Emily Fritz | a&e editor
Contrary to reader suspicion on the Duquesne Snapchat story, the horoscopes have never been AI-generated, but their randomness comes with a quirky and disjointed history over The Duke’s 100 years.
Looking back through decades worth of past editions, the first recorded horoscope came from Sid Beshkin in the weekly column, “strictly caf,” but only covered one sign and only on November 6, 1959.
“If you were born under the sign of Libra and have a Physics test next Wednesday at 11 a.m., don’t even open the book. You’ve got it made. This is your day,” Beshkin wrote.
Then, in 1995 the birthday-based predictions appeared through a syndicate with King Features, who was less angsty, but captured the vagueness and universality of the traditional horoscope for eight weeks.
In 1999, the horoscopes reappeared for a two-week stint from the Associated Press.
It wasn’t until 2004 that the predictions were a joint effort among The Duke editorial staff and appeared in the “Distractions” section. But it was gone again by 2006.
On Jan. 17, 2019, staff writer Griffin Sendek took to the stars to cast a funnier rendition.
“Hydroflasks double as melee weapons. Keep this in mind. You may need it,” he wrote.

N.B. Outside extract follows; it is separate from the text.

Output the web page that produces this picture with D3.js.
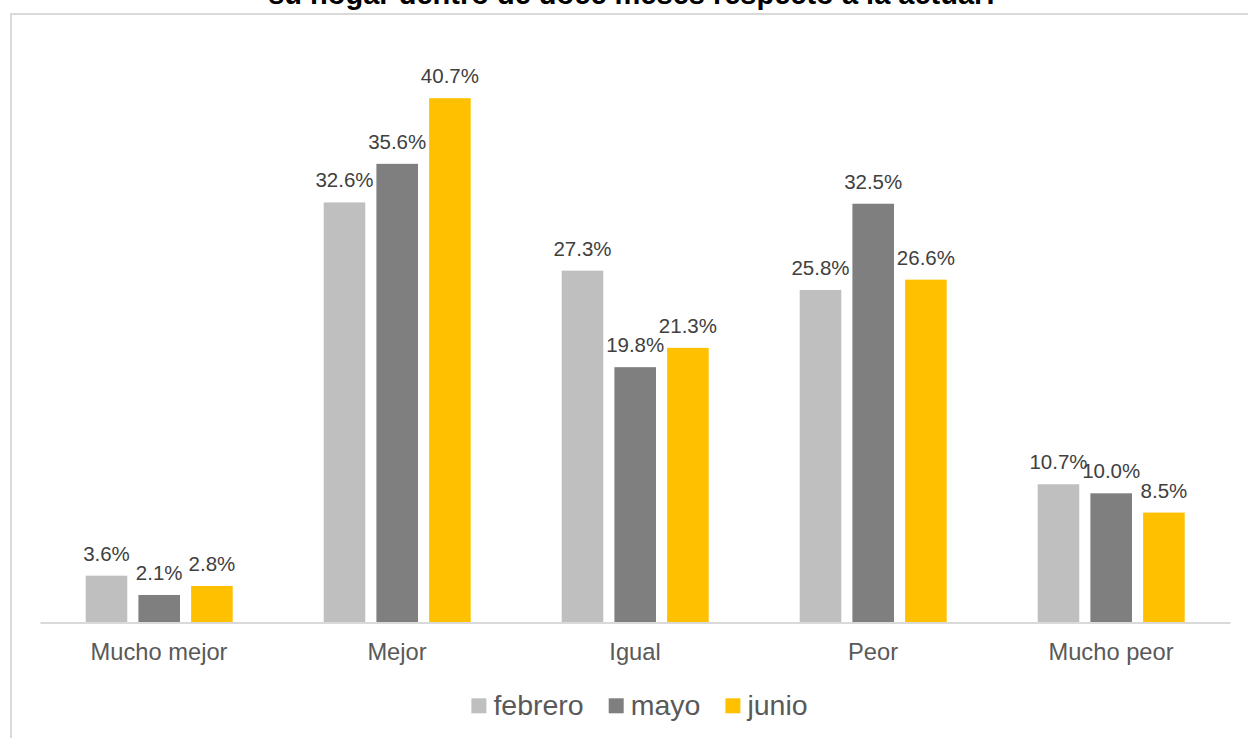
<!DOCTYPE html>
<html>
<head>
<meta charset="utf-8">
<script src="https://cdn.jsdelivr.net/npm/d3@7"></script>
<style>
  html, body { margin: 0; padding: 0; background: #fff; }
  svg { display: block; }
  text { font-family: "Liberation Sans", Arial, sans-serif; }
</style>
</head>
<body>
<svg id="chart" width="1248" height="738"></svg>
<script>
const titleText = "su hogar dentro de doce meses respecto a la actual?";
const categories = ["Mucho mejor", "Mejor", "Igual", "Peor", "Mucho peor"];
const seriesNames = ["febrero", "mayo", "junio"];
const febrero = [3.6, 32.6, 27.3, 25.8, 10.7];
const mayo = [2.1, 35.6, 19.8, 32.5, 10.0];
const junio = [2.8, 40.7, 21.3, 26.6, 8.5];
const seriesColors = ["#BFBFBF", "#7F7F7F", "#FFC000"];

const seriesValues = [febrero, mayo, junio];
const svg = d3.select("#chart");

svg.append("rect").attr("x", 0).attr("y", 0).attr("width", 1248).attr("height", 738).attr("fill", "#fff");

// chart area border
svg.append("rect")
  .attr("x", 11).attr("y", 14).attr("width", 1260).attr("height", 760)
  .attr("fill", "none").attr("stroke", "#D9D9D9").attr("stroke-width", 2);

// title (only its lower part is visible)
svg.append("text")
  .attr("x", 634).attr("y", 4)
  .attr("text-anchor", "middle")
  .attr("font-size", 29).attr("font-weight", "bold").attr("fill", "#000")
  .text(titleText);

const plotLeft = 40, plotRight = 1230, plotBottom = 622;
const x0 = d3.scaleBand().domain(categories).range([plotLeft, plotRight]);
const x1 = d3.scaleBand().domain(seriesNames).range([45.7, 192.7]).paddingInner(0.211);
const y = d3.scaleLinear().domain([0, 45]).range([plotBottom, plotBottom - 45 * 12.87]);

const groups = svg.append("g").selectAll("g")
  .data(categories)
  .join("g")
  .attr("transform", d => `translate(${x0(d)},0)`);

groups.selectAll("rect")
  .data((d, i) => seriesNames.map((s, k) => ({ s, v: seriesValues[k][i], c: seriesColors[k] })))
  .join("rect")
  .attr("x", d => x1(d.s))
  .attr("width", x1.bandwidth())
  .attr("y", d => y(d.v))
  .attr("height", d => y(0) - y(d.v))
  .attr("fill", d => d.c);

groups.selectAll("text.val")
  .data((d, i) => seriesNames.map((s, k) => ({ s, v: seriesValues[k][i] })))
  .join("text")
  .attr("class", "val")
  .attr("x", d => x1(d.s) + x1.bandwidth() / 2)
  .attr("y", d => y(d.v) - 15)
  .attr("text-anchor", "middle")
  .attr("font-size", 20.5)
  .attr("fill", "#404040")
  .text(d => d.v.toFixed(1) + "%");

// category axis
const axis = svg.append("g")
  .attr("transform", `translate(0,${plotBottom + 0.5})`)
  .call(d3.axisBottom(x0).tickSize(0).tickSizeOuter(0));
axis.select(".domain").attr("stroke", "#D9D9D9").attr("stroke-width", 2);
axis.selectAll(".tick text")
  .attr("y", 37).attr("dy", 0)
  .attr("font-size", 23.7)
  .attr("font-family", "\"Liberation Sans\", Arial, sans-serif")
  .attr("fill", "#595959");

// legend
const legend = svg.append("g");
const items = legend.selectAll("g").data(seriesNames).join("g");
items.append("rect")
  .attr("width", 15).attr("height", 15)
  .attr("y", 698.3)
  .attr("fill", (d, i) => seriesColors[i]);
items.append("text")
  .attr("y", 715)
  .attr("font-size", 28.5)
  .attr("fill", "#595959")
  .text(d => d);
let widths = [];
items.each(function () { widths.push(d3.select(this).select("text").node().getComputedTextLength()); });
const sq = 15, gapIn = 7, gapOut = 25;
const total = widths.reduce((a, w) => a + sq + gapIn + w, 0) + gapOut * (widths.length - 1);
let cx = 639.5 - total / 2;
items.each(function (d, i) {
  const g = d3.select(this);
  g.select("rect").attr("x", cx);
  g.select("text").attr("x", cx + sq + gapIn);
  cx += sq + gapIn + widths[i] + gapOut;
});
</script>
</body>
</html>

Sendek (then features editor) passed the responsibility onto Arts & Entertainment Editor Josiah Martin, where they still live today. His successor Capri Scarcelli decided to make the horoscopes even more off-kilter, citing “inside jokes between friends” as inspiration in her farewell column.
Six years running, the section continues that tradition. The little section is full of quotes from family, friends, newsroom staff, tweets and Tumblr text posts, all from real people, taken wildly out of context.